TASK INSTRUCTIONS — Return all of the data exactly as written, without the pictures.

INFORMATION SUPPLIED —
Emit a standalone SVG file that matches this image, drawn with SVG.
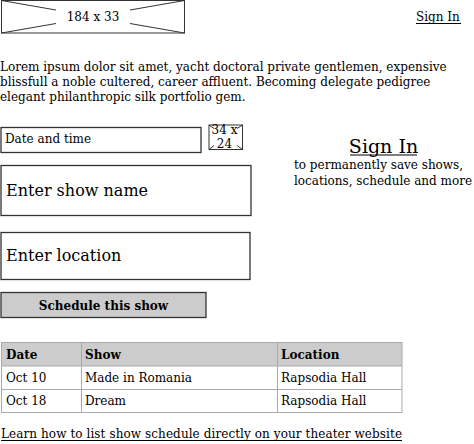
<svg xmlns="http://www.w3.org/2000/svg" width="474" height="444" viewBox="0 0 474 444">
<style>
text{font-family:"DejaVu Serif","Liberation Serif",serif;fill:#000;}
.s{font-size:12px;}
.m{font-size:16px;}
.b{font-weight:bold;}
.box{fill:#fff;stroke:#333;stroke-width:1.3;}
.img{fill:none;stroke:#333;stroke-width:1;}
.tb{stroke:#aaa;stroke-width:1;fill:none;}
.ul{stroke:#000;stroke-width:1;}
</style>
<rect width="474" height="444" fill="#fff"/>
<g id="logo">
<rect class="img" x="1.5" y="0.5" width="183" height="32.5"/>
<line class="img" x1="1.5" y1="0.5" x2="56" y2="10"/>
<line class="img" x1="184.5" y1="33" x2="130" y2="23.5"/>
<line class="img" x1="184.5" y1="0.5" x2="130" y2="10"/>
<line class="img" x1="1.5" y1="33" x2="56" y2="23.5"/>
<text class="s" x="93" y="21" text-anchor="middle">184 x 33</text>
</g>
<g id="signin-top">
<text class="s" x="416" y="21">Sign In</text>
<line class="ul" x1="416" y1="23.5" x2="461" y2="23.5"/>
</g>
<g id="intro">
<text class="s" x="0" y="71">Lorem ipsum dolor sit amet, yacht doctoral private gentlemen, expensive</text>
<text class="s" x="0" y="86">blissfull a noble cultered, career affluent. Becoming delegate pedigree</text>
<text class="s" x="0" y="100.5">elegant philanthropic silk portfolio gem.</text>
</g>
<g id="date">
<rect class="box" x="1" y="127.5" width="200" height="25"/>
<text class="s" x="5" y="142.5">Date and time</text>
</g>
<g id="calendar">
<rect class="img" x="209" y="125" width="33.5" height="24.5"/>
<line class="img" x1="209" y1="125" x2="214" y2="128.5"/>
<line class="img" x1="242.5" y1="149.5" x2="237" y2="145.5"/>
<line class="img" x1="242.5" y1="125" x2="237" y2="128.5"/>
<line class="img" x1="209" y1="149.5" x2="214" y2="145.5"/>
<text class="s" x="224.5" y="133.5" text-anchor="middle">34 x</text>
<text class="s" x="224.5" y="147.5" text-anchor="middle">24</text>
</g>
<g id="showname">
<rect class="box" x="1" y="165.5" width="250" height="50"/>
<text class="m" x="6" y="196">Enter show name</text>
</g>
<g id="location">
<rect class="box" x="1" y="232.5" width="249" height="47"/>
<text class="m" x="6" y="261">Enter location</text>
</g>
<g id="schedule">
<rect x="1" y="292.5" width="205" height="25" fill="#ccc" stroke="#333" stroke-width="1.3"/>
<text class="s b" x="103.5" y="309.5" text-anchor="middle">Schedule this show</text>
</g>
<g id="signin-panel">
<text x="383.5" y="153" font-size="19" text-anchor="middle">Sign In</text>
<line class="ul" x1="350" y1="155" x2="417" y2="155"/>
<text class="s" x="294" y="168.5">to permanently save shows,</text>
<text class="s" x="294" y="185">locations, schedule and more</text>
</g>
<g id="table">
<rect x="1" y="342.5" width="401" height="23.5" fill="#ccc"/>
<rect class="tb" x="1.5" y="342.5" width="400.5" height="70"/>
<line class="tb" x1="1.5" y1="366" x2="402" y2="366" stroke="#888"/>
<line class="tb" x1="1.5" y1="389.5" x2="402" y2="389.5"/>
<line class="tb" x1="81.5" y1="342.5" x2="81.5" y2="412.5"/>
<line class="tb" x1="277.5" y1="342.5" x2="277.5" y2="412.5"/>
<text class="s b" x="6" y="358.5">Date</text>
<text class="s b" x="85" y="358.5">Show</text>
<text class="s b" x="281" y="358.5">Location</text>
<text class="s" x="6" y="382">Oct 10</text>
<text class="s" x="85" y="382">Made in Romania</text>
<text class="s" x="281" y="382">Rapsodia Hall</text>
<text class="s" x="6" y="404.5">Oct 18</text>
<text class="s" x="85" y="404.5">Dream</text>
<text class="s" x="281" y="404.5">Rapsodia Hall</text>
</g>
<g id="learn">
<text class="s" x="1" y="437.5" textLength="401">Learn how to list show schedule directly on your theater website</text>
<line class="ul" x1="1" y1="440.5" x2="402" y2="440.5"/>
</g>
</svg>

SOLVED EXERCISE —
Emit a standalone SVG file that matches this image, drawn with SVG.
<svg xmlns="http://www.w3.org/2000/svg" width="474" height="444" viewBox="0 0 474 444">
<style>
text{font-family:"DejaVu Serif","Liberation Serif",serif;fill:#000;}
.s{font-size:12px;}
.m{font-size:16px;}
.b{font-weight:bold;}
.box{fill:#fff;stroke:#333;stroke-width:1.3;}
.img{fill:none;stroke:#333;stroke-width:1;}
.tb{stroke:#aaa;stroke-width:1;fill:none;}
.ul{stroke:#000;stroke-width:1;}
</style>
<rect width="474" height="444" fill="#fff"/>
<g id="logo">
<rect class="img" x="1.5" y="0.5" width="183" height="32.5"/>
<line class="img" x1="1.5" y1="0.5" x2="56" y2="10"/>
<line class="img" x1="184.5" y1="33" x2="130" y2="23.5"/>
<line class="img" x1="184.5" y1="0.5" x2="130" y2="10"/>
<line class="img" x1="1.5" y1="33" x2="56" y2="23.5"/>
<text class="s" x="93" y="21" text-anchor="middle">184 x 33</text>
</g>
<g id="signin-top">
<text class="s" x="416" y="21">Sign In</text>
<line class="ul" x1="416" y1="23.5" x2="461" y2="23.5"/>
</g>
<g id="intro">
<text class="s" x="0" y="71">Lorem ipsum dolor sit amet, yacht doctoral private gentlemen, expensive</text>
<text class="s" x="0" y="86">blissfull a noble cultered, career affluent. Becoming delegate pedigree</text>
<text class="s" x="0" y="100.5">elegant philanthropic silk portfolio gem.</text>
</g>
<g id="date">
<rect class="box" x="1" y="127.5" width="200" height="25"/>
<text class="s" x="5" y="142.5">Date and time</text>
</g>
<g id="calendar">
<rect class="img" x="209" y="125" width="33.5" height="24.5"/>
<line class="img" x1="209" y1="125" x2="214" y2="128.5"/>
<line class="img" x1="242.5" y1="149.5" x2="237" y2="145.5"/>
<line class="img" x1="242.5" y1="125" x2="237" y2="128.5"/>
<line class="img" x1="209" y1="149.5" x2="214" y2="145.5"/>
<text class="s" x="224.5" y="133.5" text-anchor="middle">34 x</text>
<text class="s" x="224.5" y="147.5" text-anchor="middle">24</text>
</g>
<g id="showname">
<rect class="box" x="1" y="165.5" width="250" height="50"/>
<text class="m" x="6" y="196">Enter show name</text>
</g>
<g id="location">
<rect class="box" x="1" y="232.5" width="249" height="47"/>
<text class="m" x="6" y="261">Enter location</text>
</g>
<g id="schedule">
<rect x="1" y="292.5" width="205" height="25" fill="#ccc" stroke="#333" stroke-width="1.3"/>
<text class="s b" x="103.5" y="309.5" text-anchor="middle">Schedule this show</text>
</g>
<g id="signin-panel">
<text x="383.5" y="153" font-size="19" text-anchor="middle">Sign In</text>
<line class="ul" x1="350" y1="155" x2="417" y2="155"/>
<text class="s" x="294" y="168.5">to permanently save shows,</text>
<text class="s" x="294" y="185">locations, schedule and more</text>
</g>
<g id="table">
<rect x="1" y="342.5" width="401" height="23.5" fill="#ccc"/>
<rect class="tb" x="1.5" y="342.5" width="400.5" height="70"/>
<line class="tb" x1="1.5" y1="366" x2="402" y2="366" stroke="#888"/>
<line class="tb" x1="1.5" y1="389.5" x2="402" y2="389.5"/>
<line class="tb" x1="81.5" y1="342.5" x2="81.5" y2="412.5"/>
<line class="tb" x1="277.5" y1="342.5" x2="277.5" y2="412.5"/>
<text class="s b" x="6" y="358.5">Date</text>
<text class="s b" x="85" y="358.5">Show</text>
<text class="s b" x="281" y="358.5">Location</text>
<text class="s" x="6" y="382">Oct 10</text>
<text class="s" x="85" y="382">Made in Romania</text>
<text class="s" x="281" y="382">Rapsodia Hall</text>
<text class="s" x="6" y="404.5">Oct 18</text>
<text class="s" x="85" y="404.5">Dream</text>
<text class="s" x="281" y="404.5">Rapsodia Hall</text>
</g>
<g id="learn">
<text class="s" x="1" y="437.5" textLength="401">Learn how to list show schedule directly on your theater website</text>
<line class="ul" x1="1" y1="440.5" x2="402" y2="440.5"/>
</g>
</svg>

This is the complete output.